Selfie : virtuellement vôtre

Un film à sketchs comme autant de façons de tirer à boulets rouges sur notre formidable époque.
L’obsession de la popularité et du clic, le déclin de l’écrit, l’amour virtuel, la dictature des algorithmes, l’anonymat qui permet tout… Les maux créés de toutes pièces par notre environnement de plus en plus numérique sont aussi nombreux que variés.
Et ce sont eux, frontalement, que place Selfie dans sa ligne de mire, alors même qu’il nous vient d’un temps d’avant (2018!), où Zoom et sa cohorte d’ajustements virtuels n’étaient même pas encore sur toutes les lèvres.
Bien sûr, on pourrait appliquer au film sa propre médecine. Car vouloir parler de notre merveilleux monde moderne sous la forme d’un film à sketchs piloté par cinq réalisateurs (Thomas Bidegain, Marc Fitoussi, Tristan Aurouet, Cyril Gelblat et Vianney Lebasque) fait flotter un fort parfum de testostérone manquant un tantinet de modernité… Enfin, en 2018, l’idée même d’angle mort n’était probablement pas encore à la mode.
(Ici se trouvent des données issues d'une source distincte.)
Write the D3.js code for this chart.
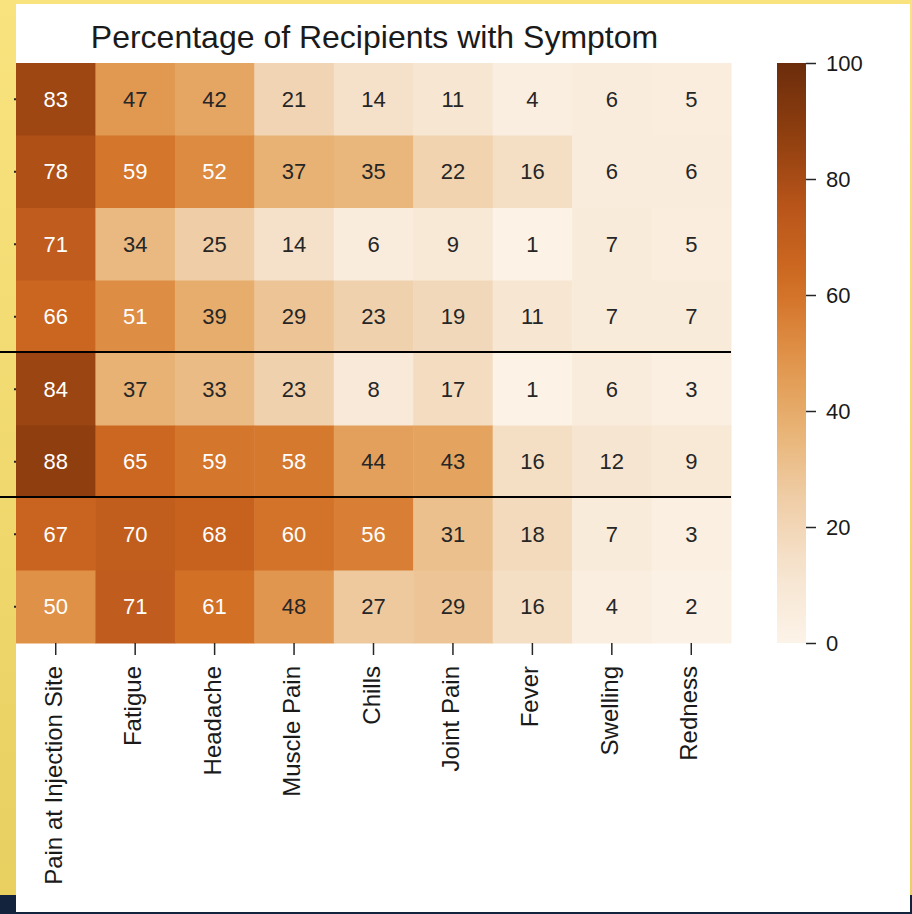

Reste pourtant un film évidemment inégal (c’est la malédiction des films à sketchs et Selfie n’y échappe pas), mais qui manie l’humour noir comme peu se le permettent.
On rit, oui, mais les mâchoires serrées de malaise devant cette famille qui récolte gloire et argent en tenant un journal vidéo de la maladie de leur fils et qui est jalousée et imitée (« les pauvres, c’est la leucémie, ils vont galérer pour le référencement »),
cette prof à l’ancienne (comprendre qui tient à l’écrit) qui abandonne ses principes pour une amourette avec une star de YouTube, ou ces personnes invitées à un mariage, traumatisées lorsqu’une fuite de données majeure perturbe la cérémonie. On se reconnaît malgré nous, la catharsis fonctionne à plein, et le projet de Selfie de nous tendre ce miroir pas si déformant est mené avec une ironie féroce qui atteint sa cible.
D’autant que plusieurs interprètes solides ont participé à la fête du grand dézingage : Blanche Gardin, nouvelle reine de cet humour vache, Manu Payet, Elsa Zylberstein ou Finnegan Oldfield qui, tous et toutes, s’en donnent à cœur joie.
Déshumanisation, besoin vital de vraies relations, vie virtuelle qui peut faire virer la vraie en cauchemar, bêtise humaine exponentiellement décuplée : non, Selfie ne dit probablement rien de bien neuf. Mais il le dit toutes dents dehors en mordant là où ça fait mal, ce qui le rend, il faut bien le constater, assez jubilatoire.